Das störe gar nicht alle, versichern Gudrun Leibold und Barbara Schneider vom Weltladen, deren Kunden seit jeher größtenteils zu Fuß oder mit dem Fahrrad kommen. Jürgen Reicherter von „Obst und mehr“ kann die Klagen der Kollegen in der Fußgängerzone verstehen, für sein Geschäft hat aber die Kurzpark-Regelung am „kleinen Dorfplatz“ Verbesserungen gebracht. „Früher waren die Plätze immer belegt“, sagt er, jetzt finde man wenigstens einen. Und wer ein paar Meter zu gehen bereit ist, habe tagsüber ohnehin kein Problem, erklärt Diana Bothe, die ihr Büro an der Ecke Ziegel- / Dettinger Straße hat, mit Verweis auf die neuen Schrägparkplätze bei Rewe. Auch den Parkplatz des Supermarkts selbst dürfe man nun zwei Stunden lang frei nutzen: „Ich finde es grandios, dass die Leute jetzt da parken können.“
Für Leute, die beispielsweise vom Milcherberg zum Einkaufen kommen, wäre die jetzt unterbundene Durchfahrt in die Ziegelstraße trotzdem ganz praktisch. Angela Seitz regt eine Einbahnstraßenregelung an, was Bürgermeister Günter Riemer eher kritisch sieht: Damit schaffe man Mehrverkehr, weil Umwege nötig würden, sagt er, und verursache Schleichverkehr: „Wenn hier eine Einbahnstraße wäre, könnten wir jetzt nicht mehr an dieser Stelle stehen.“
Schnittig für drei Schritte
Wenig später spielt sich eine kuriose Szene direkt neben den diskutierenden Bürgern ab: ein schnittiger Porsche rollt langsam an ihnen vorbei und hält direkt vor dem Obst- und Gemüsegeschäft. Ein Parkplatz ist da nicht, aber ein Mann in Sportkleidung steigt aus, geht die drei Schritte in den Laden und fährt wenig später mit seinen Einkäufen wieder weg.
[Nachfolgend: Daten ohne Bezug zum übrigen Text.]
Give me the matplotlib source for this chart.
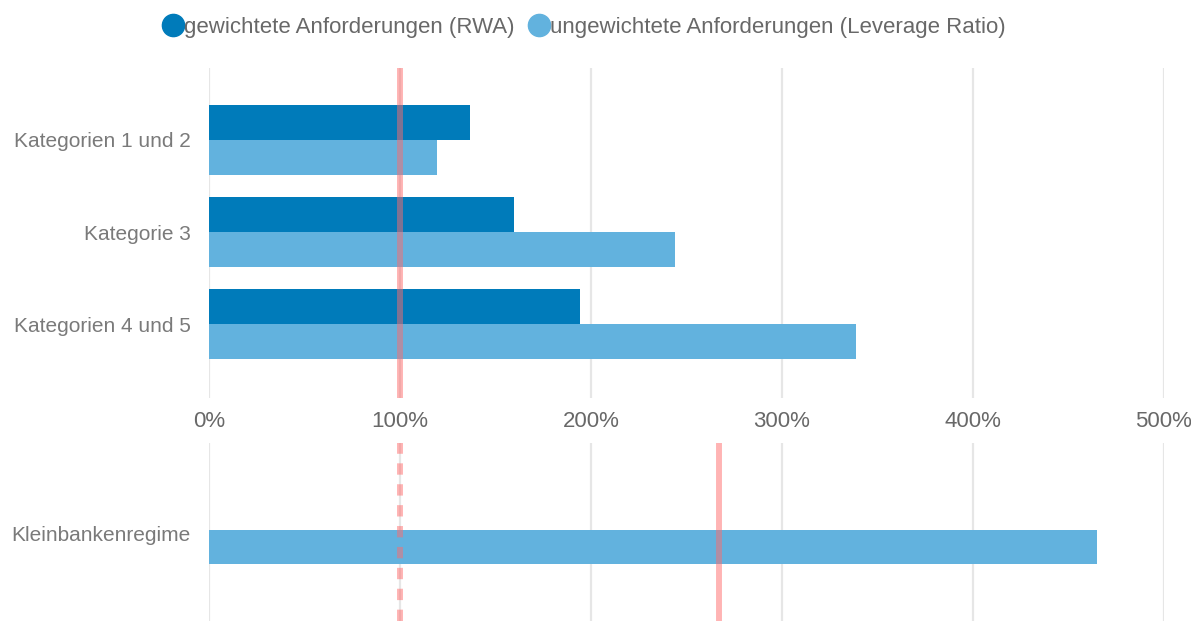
import matplotlib.pyplot as plt
import matplotlib.transforms as mtransforms
import numpy as np
from matplotlib.lines import Line2D

plt.rcParams["font.family"] = ["Liberation Sans", "DejaVu Sans"]

categories = ["Kategorien 1 und 2", "Kategorie 3", "Kategorien 4 und 5"]
rwa = [136.5, 159.5, 194.0]
leverage = [119.5, 244.0, 338.5]
small_bank_label = ["Kleinbankenregime"]
small_bank_value = [465.0]
threshold_top = 100
threshold_small_dashed = 100
threshold_small_solid = 267
xticks = [0, 100, 200, 300, 400, 500]
series_names = ["gewichtete Anforderungen (RWA)", "ungewichtete Anforderungen (Leverage Ratio)"]

DARK = "#007bba"
LIGHT = "#62b2de"
RED = "#ff6b6b"
GRID = "#e6e6e6"
TEXT = "#7a7a7a"
TEXT_DARK = "#686868"

fig = plt.figure(figsize=(11.91, 6.21), dpi=100)
ax_top = fig.add_axes([0.1755, 0.359, 0.8018, 0.5314])
ax_bot = fig.add_axes([0.1755, 0.0, 0.8018, 0.2866])

h = 0.38
y = np.arange(len(categories))
ax_top.barh(y - h / 2, rwa, height=h, color=DARK, zorder=2)
ax_top.barh(y + h / 2, leverage, height=h, color=LIGHT, zorder=2)
ax_top.axvline(threshold_top, color=RED, alpha=0.5, lw=4.3, zorder=3)
ax_top.set_ylim(2.8, -0.78)
ax_top.set_yticks(y)
ax_top.set_yticklabels(categories)

yb = np.arange(len(small_bank_label))
ax_bot.barh(yb, small_bank_value, height=0.37, color=LIGHT, zorder=2)
ax_bot.axvline(threshold_small_dashed, color=RED, alpha=0.5, lw=4.3,
               linestyle=(0, (1.9, 1.6)), zorder=3)
ax_bot.axvline(threshold_small_solid, color=RED, alpha=0.5, lw=4.3, zorder=3)
ax_bot.set_ylim(0.80, -1.13)
ax_bot.set_yticks(yb)
ax_bot.set_yticklabels(small_bank_label)

for ax in (ax_top, ax_bot):
    ax.set_xlim(0, 500)
    ax.set_xticks(xticks)
    ax.grid(axis="x", color=GRID, lw=1.6, zorder=0)
    for s in ax.spines.values():
        s.set_visible(False)
    ax.tick_params(axis="y", length=0, pad=13, labelsize=15, labelcolor=TEXT)

# the small-bank label sits a little above the bar centre in the original
shift = mtransforms.ScaledTranslation(0, 0.14, fig.dpi_scale_trans)
for lbl in ax_bot.get_yticklabels():
    lbl.set_transform(lbl.get_transform() + shift)

ax_top.set_xticklabels([f"{t}%" for t in xticks])
ax_top.tick_params(axis="x", length=0, pad=9, labelsize=16, labelcolor=TEXT_DARK)
ax_bot.tick_params(axis="x", length=0, labelbottom=False)

handles = [Line2D([], [], marker="o", ls="", markersize=16, color=c) for c in (DARK, LIGHT)]
fig.legend(handles, series_names, loc="upper center", bbox_to_anchor=(0.49, 1.005),
           ncol=2, frameon=False, fontsize=16, labelcolor=TEXT_DARK,
           handletextpad=0.0, columnspacing=0.6, handlelength=1.0)

fig.savefig("out.png", dpi=100)
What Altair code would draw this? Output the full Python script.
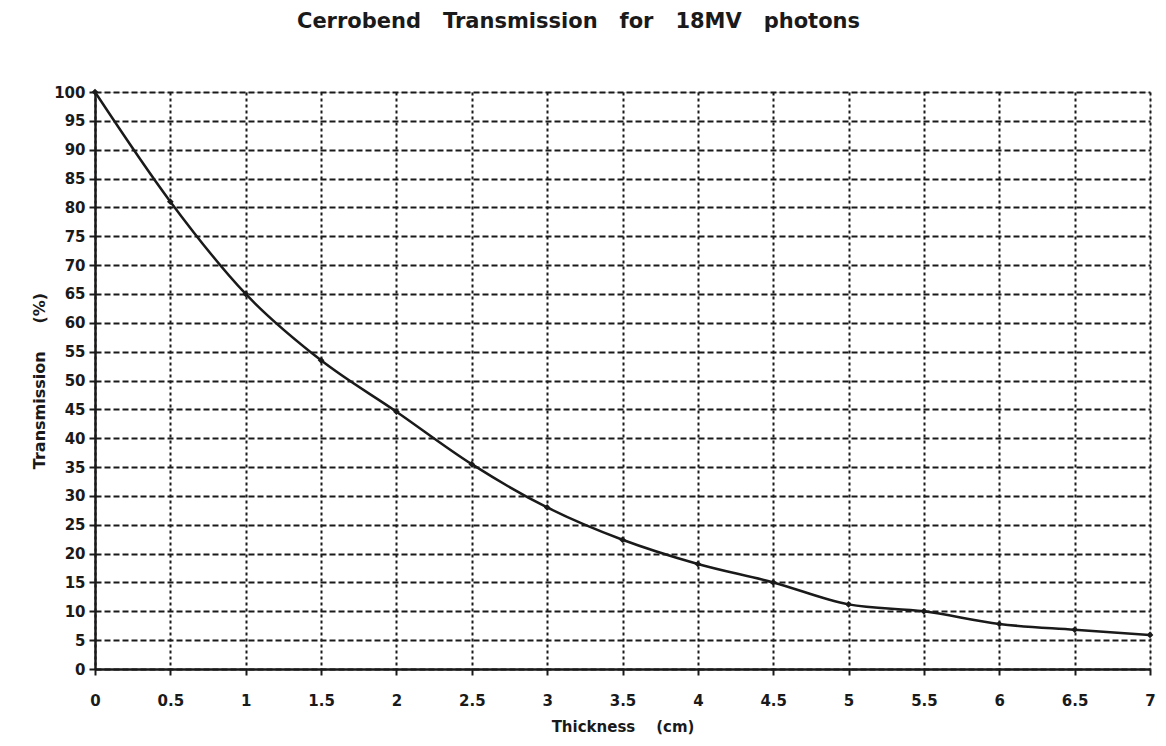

An den Stellwänden der Stadtverwaltung hängen mittlerweile zahlreiche Vorschläge, auch zur Verschönerung des Platzes beim Brunnen. Der sollte zuerst mal einen offiziellen Namen bekommen, findet eine Anwohnerin: derzeit wird er mal „Rössleplatz“, mal „kleiner Dorfplatz“ genannt. Ideen zu seiner Verschönerung sind zum Beispiel mehr Grün, ein Straßencafé oder belebende Aktionen seitens der Gewerbetreibenden. Nach gut eineinhalb Stunden und reger Teilnahme – weit über 100 Diskutierfreudige haben vorbeigeschaut – packt die Stadtverwaltung zusammen und nimmt die Vorschläge mit.